I had been here before. I had sat in the green recliner, holding my baby with wires attached to their chest, hoping it would be the day they would be able to eat on their own rather than getting milk through their NG tube. This was my fifth baby but my second NICU experience.
After having spent 22 days in the NICU four years ago with my second baby, I prayed that I would never see the NICU floor in the hospital again. But there I was, going through the emotional pain and anxiety of leaving my baby at the hospital each night not knowing how many more days it would be until we brought him home.
I was different this time, though, than I was four years ago—my faith a little stronger, my outlook more positive. The first NICU journey absolutely shattered me. I never stopped believing there was a God, but I did feel abandoned by Him. Every day my baby was unable to come home, I slipped further away from the Lord. My prayers felt empty and on a scale of 1-10 my faith was at about a 2. I would beg God that my baby would take just three milliliters from a bottle, but when day after day that prayer was not answered with a yes, I felt defeated, like God was turning His back on me. As the third week of being in the NICU approached, I stopped praying.
When the time came that my baby was able to eat on her own and come home, my relationship with God felt like that of old friends who had had a falling out. I missed Him, I desired a relationship with Him, but it felt so distant.
The months after the first NICU experience came with so many challenges. I suffered from severe postpartum anxiety and depression, and I would constantly be counting down the hours until my kids went to bed so that I could lift off the weight of caring for someone else while I was trying to care for myself.
My husband continuously prayed for me and encouraged me to turn to the Lord, knowing He could free me from living in a constant state of panic. It would take six months before I finally listened. I confessed everything to the Lord. My doubt in Him, my anger, my sadness about feeling like He abandoned me. I confessed daily, read my Bible daily, and finally turned to others (including my amazing doctor) for help.

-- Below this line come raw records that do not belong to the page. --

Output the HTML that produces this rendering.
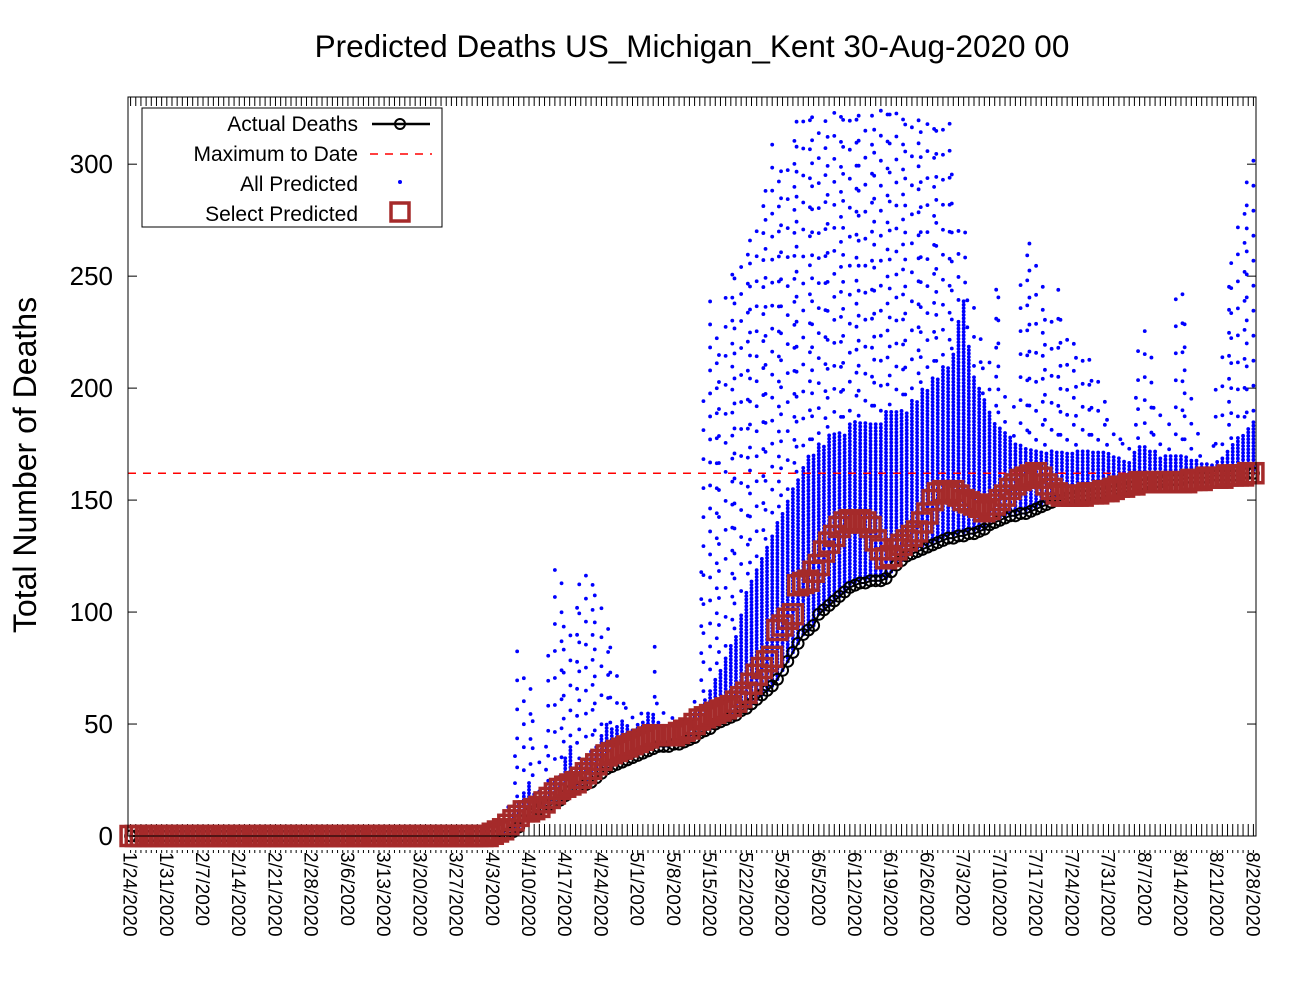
<!DOCTYPE html>
<html><head><meta charset="utf-8"><style>
body{margin:0;background:#fff;}
svg text{font-family:"Liberation Sans",sans-serif;}
</style></head><body>
<svg id="chart" width="1300" height="1000" xmlns="http://www.w3.org/2000/svg">
<rect width="1300" height="1000" fill="#fff"/>
<text x="692" y="57" font-size="31.5" text-anchor="middle">Predicted Deaths US_Michigan_Kent 30-Aug-2020 00</text>
<text transform="translate(36,465) rotate(-90)" font-size="32" text-anchor="middle">Total Number of Deaths</text>
<g id="ticks"></g>
<g id="plot"></g>
<rect x="128" y="97" width="1128" height="739" fill="none" stroke="#000" stroke-width="1"/>
<g id="legend">
<rect x="142" y="108" width="300" height="119" fill="#fff" stroke="#000" stroke-width="1"/>
<g>
<text x="358" y="131" font-size="21" text-anchor="end">Actual Deaths</text>
<line x1="372" y1="124" x2="430" y2="124" stroke="#000" stroke-width="2.5"/>
<circle cx="400" cy="124" r="5" fill="none" stroke="#000" stroke-width="2"/>
</g>
<g>
<text x="358" y="161" font-size="21" text-anchor="end">Maximum to Date</text>
<line x1="370" y1="154" x2="432" y2="154" stroke="#f00" stroke-width="1.5" stroke-dasharray="8,7"/>
</g>
<g>
<text x="358" y="191" font-size="21" text-anchor="end">All Predicted</text>
<circle cx="400" cy="182" r="2" fill="#00f"/>
</g>
<g>
<text x="358" y="221" font-size="21" text-anchor="end">Select Predicted</text>
<rect x="391" y="203" width="18" height="18" fill="none" stroke="#a52a2a" stroke-width="3.5"/>
</g>
</g>
</svg>
<script>
const startDate = [2020, 0, 24];
const nDays = 218;
const yTicks = [0, 50, 100, 150, 200, 250, 300];
const maxToDate = 162;
// actual cumulative deaths, days 73..217 (zero before)
const actualStart = 73;
const actualVals = [1,2,4,7,10,11,12,13,14,15,16,18,20,21,22,23,24,26,28,30,31,32,33,34,35,36,37,38,39,40,40,40,41,41,42,43,44,46,47,48,50,51,52,53,54,56,57,59,61,63,65,67,70,74,78,82,86,90,92,94,99,101,103,105,107,109,111,112,113,113,114,114,114,115,118,121,123,125,126,127,128,129,130,131,132,133,133,134,134,135,135,136,137,139,140,141,142,143,143,144,144,145,146,147,148,149,150,150,151,151,152,152,152,153,153,153,154,154,155,155,156,156,157,157,158,158,158,159,159,159,159,160,160,160,160,160,161,161,161,161,161,161,162,162,162];
// selected prediction, days 70..217 (zero before)
const selectStart = 70;
const selectVals = [1,2,3,5,7,9,11,11,12,13,15,17,19,21,22,23,24,26,28,30,32,34,36,37,38,39,40,41,42,43,44,45,45,45,45,45,46,47,48,50,52,53,54,55,56,57,58,60,62,64,68,72,75,78,80,92,94,97,99,112,113,114,118,121,127,131,134,138,140,141,140,141,140,138,132,128,124,125,128,130,132,134,136,140,144,150,153,154,153,154,152,150,149,148,147,145,146,148,150,152,155,157,159,160,161,162,160,157,155,153,152,152,152,152,152,153,153,153,154,154,155,156,156,157,157,158,158,158,158,158,158,158,158,158,158,159,159,159,160,160,160,160,161,161,161,161,162,162];
// all-predicted cloud, days 70..217: dense top and sparse top
const predStart = 70;
const denseHigh = [0,0,3,8,12,15,20, 25,20,15,18,22,25,28, 35,40,30,32,35,38,40, 45,50,48,50,52,50,48, 50,52,55,55,52,50,50, 50,48,48,50,55,58,62, 65,70,75,80,85,90,100, 110,115,120,125,130,135,140, 145,150,155,160,165,170,170, 175,175,180,180,180,180,185, 185,185,185,185,185,185,190, 190,190,190,190,195,195,200, 200,205,205,210,210,215,230, 240,220,205,200,195,190,185, 182,180,178,176,175,174,173, 172,172,172,172,172,172,172, 172,172,172,172,172,172,172, 172,170,170,168,168,172,175, 175,173,172,170,170,170,170, 170,170,168,168,167,167,167, 168,170,172,175,178,180,182,185];
const sparseHigh = [0,0,0,20,40,90,80, 70,60,40,50,90,130,120, 100,90,110,120,120,115,110, 105,100,90,80,70,60,60, 55,55,60,85,70,60,55, 55,55,55,55,70,120,200, 240,230,220,250,260,250,255, 260,270,280,290,300,310,300, 300,310,320,320,320,320,325, 325,325,325,325,325,325,325, 325,325,325,325,325,325,325, 325,325,325,325,325,325,325, 325,325,325,325,325,300,280, 270,250,240,230,220,220,255, 250,200,180,200,250,260,270, 260,250,240,230,250,240,230, 220,220,220,220,215,210,200, 190,180,180,180,175,200,220, 230,220,200,190,180,190,240, 250,235,200,190,180,175,175, 200,220,250,260,280,290,300,310];

const X0 = 128, X1 = 1256, Y0 = 836, Y1 = 97, YMAX = 330;
const xs = d => X0 + (d + 0.5) * (X1 - X0) / nDays;
const ys = v => Y0 - v * (Y0 - Y1) / YMAX;
const NS = "http://www.w3.org/2000/svg";
function mk(tag, attrs, parent){const e=document.createElementNS(NS,tag);for(const k in attrs)e.setAttribute(k,attrs[k]);parent.appendChild(e);return e;}
const ticks = document.getElementById('ticks');
const plot = document.getElementById('plot');
function actualAt(d){return d<actualStart?0:actualVals[d-actualStart];}

// y ticks
yTicks.forEach(v=>{
  const y=ys(v);
  mk('line',{x1:X0,y1:y,x2:X0+9,y2:y,stroke:'#000'},ticks);
  mk('line',{x1:X1-9,y1:y,x2:X1,y2:y,stroke:'#000'},ticks);
  const t=mk('text',{x:113,y:y+9,'font-size':26,'text-anchor':'end'},ticks);
  
  
  t.textContent=v;
});
// x ticks
for(let d=0;d<nDays;d++){
  const x=xs(d);
  mk('line',{x1:x,y1:Y1,x2:x,y2:Y1+9,stroke:'#000'},ticks);
  mk('line',{x1:x,y1:Y0-12,x2:x,y2:Y0,stroke:'#000'},ticks);
  mk('line',{x1:x,y1:Y0+14,x2:x,y2:Y0+17,stroke:'#000'},ticks);
  if(d%7===0){
    const dt=new Date(startDate[0],startDate[1],startDate[2]+d);
    const lbl=(dt.getMonth()+1)+'/'+dt.getDate()+'/'+dt.getFullYear();
    const t=mk('text',{transform:`translate(${x-7},852) rotate(90)`,'font-size':19},ticks);
    
    
    t.textContent=lbl;
  }
}
// all predicted cloud
const cloud=mk('g',{fill:'#00f'},plot);


for(let i=0;i<denseHigh.length;i++){
  const d=predStart+i, x=xs(d);
  const lo=actualAt(d), hi=denseHigh[i], sh=sparseHigh[i];
  if(hi>0){
    for(let y=ys(lo);y>=ys(hi);y-=3.4){mk('circle',{cx:x,cy:y,r:1.9},cloud);}
  }
  if(sh>hi){
    let y=ys(Math.max(hi,lo))-(d%2?6:16)-(d%3)*5;
    for(;y>=ys(sh);y-=23+(d%4)*2){mk('circle',{cx:x+(d%3-1)*1.5,cy:y,r:1.9},cloud);}
  }
}
// max to date line
const ml=mk('line',{x1:X0,y1:ys(maxToDate),x2:X1,y2:ys(maxToDate),stroke:'#f00','stroke-width':1.5,'stroke-dasharray':'8,7'},plot);


// actual
let pts=[];for(let d=0;d<nDays;d++)pts.push(xs(d)+','+ys(actualAt(d)));
const ag=mk('g',{},plot);


mk('polyline',{points:pts.join(' '),fill:'none',stroke:'#000','stroke-width':2},ag);
for(let d=0;d<nDays;d++)mk('circle',{cx:xs(d),cy:ys(actualAt(d)),r:5.5,fill:'none',stroke:'#000','stroke-width':2},ag);
// select predicted
const sg=mk('g',{fill:'none',stroke:'#a52a2a','stroke-width':3.5},plot);


for(let d=0;d<nDays;d++){
  const v=d<selectStart?0:selectVals[d-selectStart];
  mk('rect',{x:xs(d)-9.5,y:ys(v)-9.5,width:19,height:19},sg);
}
</script>
</body></html>
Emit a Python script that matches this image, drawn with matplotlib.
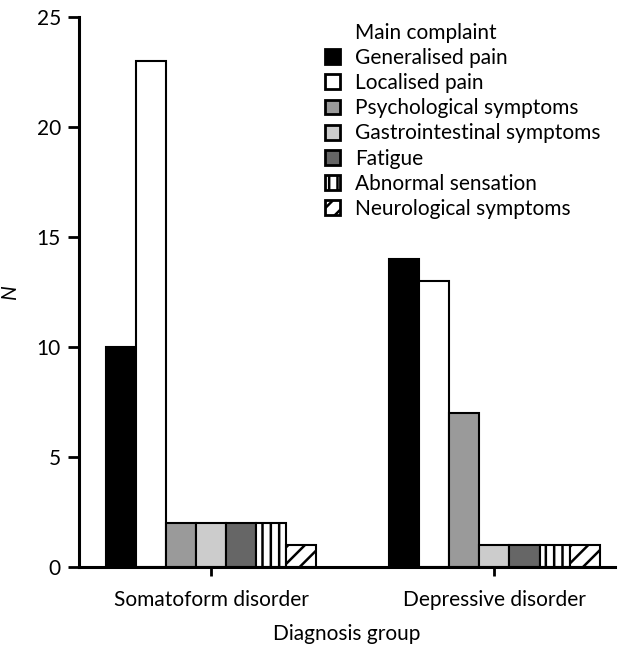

In the end, I knew that it was never God who left me, but me who left Him. He was always standing by my side waiting for me to turn back to Him. I slowly rebuilt my relationship with God, and over the next few years, I felt like my faith was stronger than ever.
Then my fifth baby was born almost two months early. From the moment the maternal-fetal medicine doctor told me I needed to go to the hospital immediately to deliver him, I knew God was standing right beside me. I prayed on the car ride to the hospital that my baby would live, I prayed as I waited to be taken back to the OR, and right before the C-section started, I felt so deep in my heart that the Lord was saying, “Don’t worry, I’ve got him.” Then I heard the strong cry of my baby boy as he was taken out of me, the sweetest sound.
So, as I sat once again in the NICU, I knew I needed to stay close to the Lord, not letting my sadness and disappointment about the situation shake my faith. Every day I made it a point to see all the good things the Lord was providing. The sweetest cuddles from our most content baby boy. The nurses who celebrated with us when he would eat two more mills on his own than he did the day previous. The nurse who spent a little extra time in the room, talking to me about how I was personally doing. The doctor who was always positive and encouraged me to spend time with my other kids and not feel guilty about not being at the NICU every hour. The fellow NICU parent who looked me in the eye, smiled, and said congratulations as my husband and I finally got to take our baby boy home.
Every day, God was with me in that NICU room. I know he was there in the room with me during that first NICU stay too, I just ignored Him. The NICU journey is so hard, but it was made just a little bit easier, knowing that God was sitting right next to me as I rocked my tiny baby boy in that green recliner.